Appeals court voids verdict against man convicted of killing city officer.

CONVICTION OVERTURNED

January 24, 1992|By Norris P. West

The Maryland Court of Appeals today overturned the conviction of a man sentenced to death in the 1989 slaying of a Baltimore police officer in a Pennsylvania Avenue apartment building.

A four-judge majority of the state's highest court ordered a new trial for Shawn M. Woodson, ruling that the trial judge should not have allowed testimony by a fellow inmate at the City Jail who said Woodson confessed to shooting Officer William J. Martin.

The inmate, Andre Spells, testified during the trial that Woodson showed him an injury he incurred in the shooting on an apartment stairwell and admitted to him that he had shot Officer Martin.

Spells said he had shared a cell with Woodson for a day and two nights, but when a prosecutor asked him to identify Woodson in court, he could not pinpoint him.

The Court of Appeals ruled today that prosecutors failed to provide any evidence from jail records or guards that Woodson and Spells were ever cellmates.

Noting that it was a capital punishment case, the court said more evidence was needed to link the two men before Spells could be allowed to testify against Woodson.

"To admit such evidence on such an inadequate evidentiary foundation would be, for example, to sanction the testimony of any witness who, without more, claims that a voice on the telephone, which he cannot recognize as the defendant's, identified himself using the name of the defendant, and confessed to the crime," stated the opinion, written by Chief Judge Robert C. Murphy.

Judge Robert L. Karwacki, who wrote the dissenting opinion for the three-judge minority, said the ruling departed from Maryland precedent by overturning the conviction on Spells' testimony. He said the standard for admitting evidence, even in a capital punishment case, is the likelihood that it is reliable, not proof beyond a reasonable doubt.

Judge Karwacki said the fact that Spells knew Woodson's name and had seen the injury to Woodson's body "provided ample circumstantial support" for allowing him to testify. He said Spells' failure to identify Woodson in the courtroom did not detract from his testimony.

"Rather, it was for the jury to determine the weight to be accordedthat inference in light of Spells' inability [or unwillingness] to identify Woodson at trial," he wrote.

Woodson, formerly of the 4100 block of Boarman Ave. in Forest Park, was sentenced to death in the 1990 murder of Officer Martin in the an apartment building in the 1500 block of Pennsylvania Ave. Officer Herman L. Brooks Jr. was wounded.

Officer Martin, 37, died at the Maryland Shock Trauma Center from two bullets to the head.
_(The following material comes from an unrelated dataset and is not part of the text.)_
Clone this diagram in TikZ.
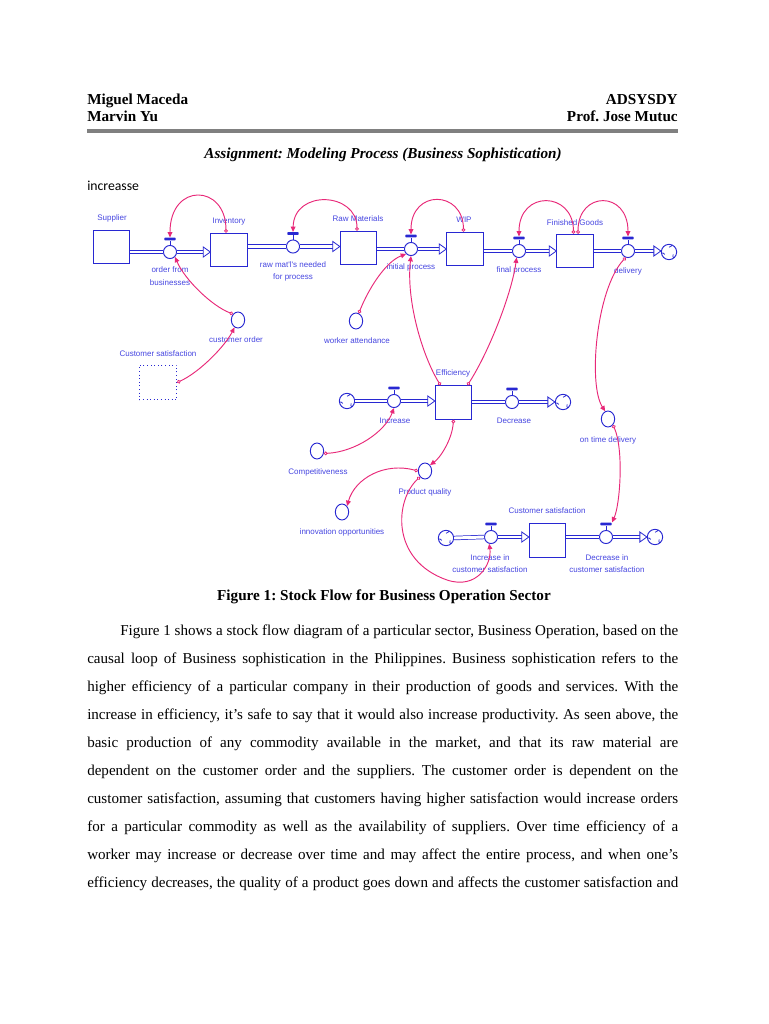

Police arrested Woodson and Taavon Hall, of the 4000 block of Oakford Ave. Hall was charged with murder and attempted murder, but prosecutors did not seek the death penalty against him because they believed Woodson was the trigger man. In Maryland, only the person who actually committed a murder can receive a death penalty.

Testimony in the case showed that Woodson, Hall and three other men had bought heroin early Oct. 10, 1989, and drove to an apartment building in the 1500 block of Pennsylvania Ave. One man went into a unit while Woodson, Hall and the other two used heroin in the stairwell.

Two men fled when they saw flashing lights from a police car, but Woodson and Hall remained. Officer Brooks testified that Officer Martin went up the stairs. He heard a shot, a pause, and two more shots.

Officer Brooks said he went into the building and was shot in the hand, and then exchanged gunfire with a suspect. He was hit in the chest area of his bulletproof vest, and knocked down. Woodson was wounded in the groin area and arrested by another officer.